Bounds and Constructions of Codes for Ordered Composite DNA Sequences

TL;DR

This paper advances the theory and construction of error-correcting codes for ordered composite DNA sequences, generalizing to larger alphabets and new error models, with bounds and explicit systematic codes.

Contribution

It introduces new bounds, equivalence relations, and explicit systematic constructions for composite error/deletion correcting codes over larger alphabets.

Findings

Derived general upper bounds for CECCs covering all parameters.

Generalized bounds for CDCCs beyond previous binary cases.

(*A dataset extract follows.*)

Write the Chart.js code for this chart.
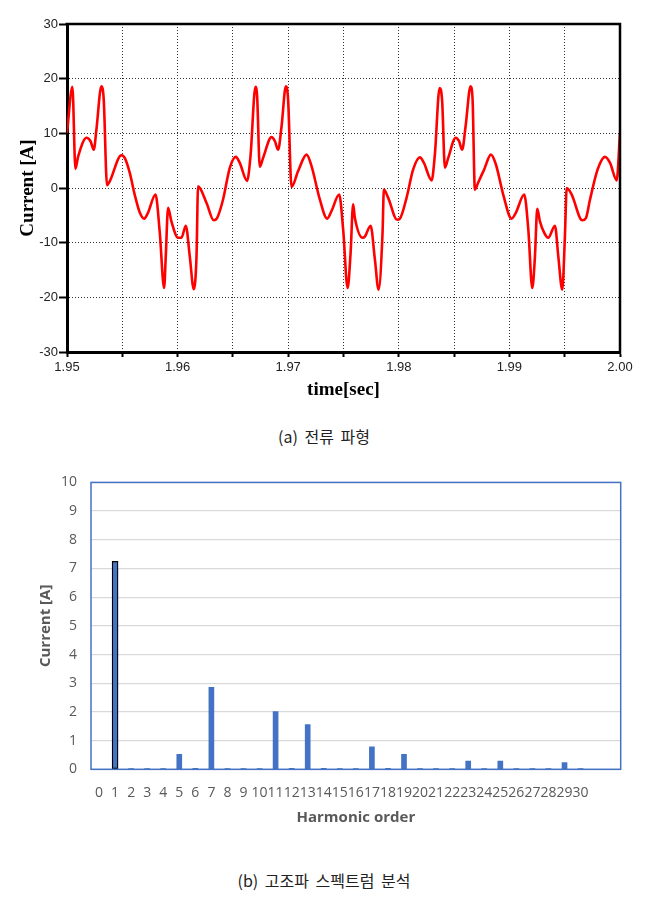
<!DOCTYPE html>
<html><head><meta charset="utf-8">
<script src="https://cdn.jsdelivr.net/npm/chart.js@4.4.1/dist/chart.umd.min.js"></script>
<style>
html,body{margin:0;padding:0;background:#fff;width:648px;height:898px;overflow:hidden;position:relative}
#c1{position:absolute;left:0;top:0;width:648px;height:405px}
#c2{position:absolute;left:0;top:460px;width:648px;height:370px}
.cap{position:absolute;left:0;width:648px;text-align:center;font-family:"Noto Sans CJK KR";font-size:16px;line-height:24px;color:#222;word-spacing:3px}
</style></head><body>
<canvas id="c1" width="648" height="405"></canvas>
<canvas id="c2" width="648" height="370"></canvas>
<div class="cap" style="top:424px">(a) 전류 파형</div>
<div class="cap" style="top:868px">(b) 고조파 스펙트럼 분석</div>
<script>
// ---- (a) current waveform ----
const times = [1.95000,1.95049,1.95076,1.95100,1.95176,1.95212,1.95242,1.95266,1.95311,1.95332,
1.95362,1.95386,1.95492,1.95522,1.95567,1.95612,1.95658,1.95697,1.95733,1.95800,
1.95839,1.95878,1.95893,1.95914,1.95944,1.96004,1.96035,1.96074,1.96110,1.96146,
1.96171,1.96185,1.96261,1.96327,1.96357,1.96411,1.96472,1.96526,1.96562,1.96628,
1.96659,1.96704,1.96719,1.96743,1.96773,1.96849,1.96879,1.96909,1.96940,1.96979,
1.96999,1.97030,1.97090,1.97166,1.97211,1.97286,1.97352,1.97392,1.97461,1.97497,
1.97537,1.97564,1.97587,1.97603,1.97672,1.97693,1.97745,1.97784,1.97817,1.97853,
1.97865,1.97904,1.97985,1.98010,1.98070,1.98130,1.98191,1.98227,1.98297,1.98326,
1.98369,1.98392,1.98417,1.98447,1.98514,1.98544,1.98573,1.98604,1.98649,1.98667,
1.98688,1.98718,1.98772,1.98833,1.98878,1.98944,1.99020,1.99059,1.99134,1.99171,
1.99207,1.99231,1.99252,1.99276,1.99315,1.99351,1.99412,1.99442,1.99478,1.99502,
1.99518,1.99563,1.99659,1.99692,1.99729,1.99798,1.99864,1.99910,1.99970,2.00000];
const current = [10.1,18.5,3.5,5.7,9.2,8.6,7.0,10.7,18.6,16.2,
0.5,1.2,6.0,5.5,2.8,-1.2,-4.5,-5.6,-4.5,-1.2,
-8.2,-18.3,-12.5,-3.6,-6.1,-9.1,-9.1,-6.9,-12.5,-18.5,
-12.5,0.3,-2.7,-5.9,-5.5,-2.1,3.7,5.7,4.6,1.3,
5.8,18.5,16.8,3.9,5.5,9.3,8.6,7.0,11.3,18.6,
16.2,0.2,3.1,6.1,4.0,-2.1,-5.6,-4.2,-1.2,-7.6,
-18.3,-11.9,-3.0,-5.5,-9.1,-8.9,-6.9,-13.1,-18.6,-8.2,
-0.3,-1.8,-5.8,-5.6,-1.8,3.4,5.6,4.6,1.4,6.1,
18.3,15.9,3.7,5.5,9.2,8.6,7.0,11.3,18.6,16.2,
-0.3,1.0,3.4,6.1,4.3,-1.2,-5.6,-4.5,-1.2,-7.6,
-18.3,-12.5,-3.8,-6.1,-8.2,-9.1,-6.9,-12.5,-18.6,-8.8,
0.0,-1.2,-5.9,-5.5,-2.1,3.4,5.7,4.6,1.4,10.1];
const timeMin = 1.95, timeMax = 2.00, timeStep = 0.005;
const currentMin = -30, currentMax = 30, currentStep = 10;

// ---- (b) harmonic spectrum ----
const harmonicLabels = ['0','1','2','3','4','5','6','7','8','9','10','11','12','13','14','15','16','17','18','19','20','21','22','23','24','25','26','27','28','29','30','',''];
const harmonicCurrent = [0,7.25,0.01,0.01,0.01,0.52,0.03,2.86,0.01,0.01,0.01,2.01,0.03,1.56,0.03,0.01,0.01,0.78,0.03,0.52,0.01,0.01,0.01,0.29,0.02,0.29,0.01,0.01,0.01,0.23,0.01,null,null];
const fundamentalIndex = 1;

const frame1 = {id:'frame1', afterDatasetsDraw(chart){
  const {ctx, chartArea:a} = chart;
  ctx.save(); ctx.strokeStyle='#000'; ctx.lineWidth=2.5; ctx.setLineDash([]);
  ctx.beginPath(); ctx.moveTo(a.left-1.5,a.top); ctx.lineTo(a.right,a.top); ctx.lineTo(a.right,a.bottom+1.5); ctx.stroke();
  ctx.restore();
}};
const frame2 = {id:'frame2', afterDatasetsDraw(chart){
  const {ctx, chartArea:a} = chart;
  ctx.save(); ctx.strokeStyle='#4472C4'; ctx.lineWidth=1.5;
  ctx.strokeRect(a.left,a.top,a.right-a.left,a.bottom-a.top);
  ctx.restore();
}};

new Chart(document.getElementById('c1'), {
  type:'line',
  data:{datasets:[{data: times.map((t,i)=>({x:t,y:current[i]})), borderColor:'#ff0000', borderWidth:2.6, pointRadius:0, cubicInterpolationMode:'monotone', fill:false}]},
  options:{
    responsive:false, animation:false, devicePixelRatio:1,
    layout:{padding:{left:0,top:24,right:28,bottom:0}},
    plugins:{legend:{display:false}, tooltip:{enabled:false}},
    scales:{
      x:{type:'linear', min:timeMin, max:timeMax,
        afterFit(s){ s.height = 53; },
        ticks:{stepSize:timeStep, autoSkip:false, maxRotation:0, padding:3, color:'#222',
          font:{family:'Liberation Sans', size:13},
          callback:(v,i)=> i%2===0 ? Number(v).toFixed(2) : ''},
        grid:{color:'#333', lineWidth:1, tickLength:5, tickColor:'#000', tickWidth:2, tickBorderDash:[]},
        border:{display:true, color:'#000', width:3, dash:[1,2]},
        title:{display:true, text:'time[sec]', color:'#000', font:{family:'Liberation Serif', size:19, weight:'bold'}, padding:{top:0,bottom:3.6}}
      },
      y:{min:currentMin, max:currentMax,
        afterFit(s){ s.width = 67; },
        ticks:{stepSize:currentStep, padding:1, color:'#222', font:{family:'Liberation Sans', size:13}},
        grid:{color:'#333', lineWidth:1, tickLength:8, tickColor:'#000', tickWidth:2, tickBorderDash:[]},
        border:{display:true, color:'#000', width:3, dash:[1,2]},
        title:{display:true, text:'Current [A]', color:'#000', font:{family:'Liberation Serif', size:19, weight:'bold'}, padding:{top:16.6,bottom:0}}
      }
    }
  },
  plugins:[frame1]
});

new Chart(document.getElementById('c2'), {
  type:'bar',
  data:{labels:harmonicLabels, datasets:[
    {data: harmonicCurrent.map((v,i)=> i===fundamentalIndex ? null : v), backgroundColor:'#4472C4', barThickness:5, grouped:false},
    {data: harmonicCurrent.map((v,i)=> i===fundamentalIndex ? v : null), backgroundColor:'#4472C4', borderColor:'#000', borderWidth:1.3, borderSkipped:false, barThickness:6, grouped:false}
  ]},
  options:{
    responsive:false, animation:false, devicePixelRatio:1,
    layout:{padding:{left:0,top:19.3,right:27.3,bottom:0}},
    plugins:{legend:{display:false}, tooltip:{enabled:false}},
    scales:{
      x:{afterFit(s){ s.height = 60.7; },
        ticks:{autoSkip:false, maxRotation:0, minRotation:0, padding:7, color:'#595959', font:{family:'Open Sans', size:14}},
        grid:{display:false},
        border:{display:false},
        title:{display:true, text:'Harmonic order', color:'#595959', font:{family:'Open Sans', size:15, weight:'bold'}, padding:{top:0,bottom:3}}
      },
      y:{min:0, max:10,
        afterFit(s){ s.width = 91; },
        ticks:{stepSize:1, padding:14, color:'#595959', font:{family:'Open Sans', size:14}},
        grid:{color:'#d9d9d9', lineWidth:1.3, drawTicks:false},
        border:{display:false},
        title:{display:true, text:'Current [A]', color:'#595959', font:{family:'Open Sans', size:15, weight:'bold'}, padding:{top:37,bottom:0}}
      }
    }
  },
  plugins:[frame2]
});
</script>
</body></html>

Proposed explicit systematic codes with near-optimal redundancy.

Abstract

This paper extends the foundational work of Dollma \emph{et al}. on codes for ordered composite DNA sequences. We consider the general setting with an alphabet of size $q$ and a resolution parameter $k$, moving beyond the binary ($q=2$) case primarily studied previously. We investigate error-correcting codes for substitution errors and deletion errors under several channel models, including $(e_1,\ldots,e_k)$-composite error/deletion, $e$-composite error/deletion, and the newly introduced $t$-$(e_1,\ldots,e_t)$-composite error/deletion model. We first establish equivalence relations among families of composite-error correcting codes (CECCs) and among families of composite-deletion correcting codes (CDCCs). This significantly reduces the number of distinct error-parameter sets that require separate analysis. We then derive novel and general upper bounds on the sizes of CECCs using refined sphere-packing arguments and probabilistic methods. These bounds together cover all values of parameters $q$, $k$, $(e_1,\ldots,e_k)$ and $e$. In contrast, previous bounds were only established for $q=2$ and limited choices of $k$, $(e_1,\ldots,e_k)$ and $e$. For CDCCs, we generalize a known non-asymptotic upper bound for $(1,0,\ldots,0)$-CDCCs and then provide a cleaner asymptotic bound. On the constructive side, for any $q\ge2$, we propose $(1,0,\ldots,0)$-CDCCs, $1$-CDCCs and $t$-$(1,\ldots,1)$-CDCCs with near-optimal redundancies. These codes have efficient and systematic encoders. For substitution errors, we design the first explicit encoding and decoding algorithms for the binary $(1,0,\ldots,0)$-CECC constructed by Dollma \emph{et al}, and extend the approach to general $q$. Furthermore, we give an improved construction of binary $1$-CECCs, a construction of nonbinary $1$-CECCs, and a construction of $t$-$(1,\ldots,1)$-CECCs. These constructions are also systematic.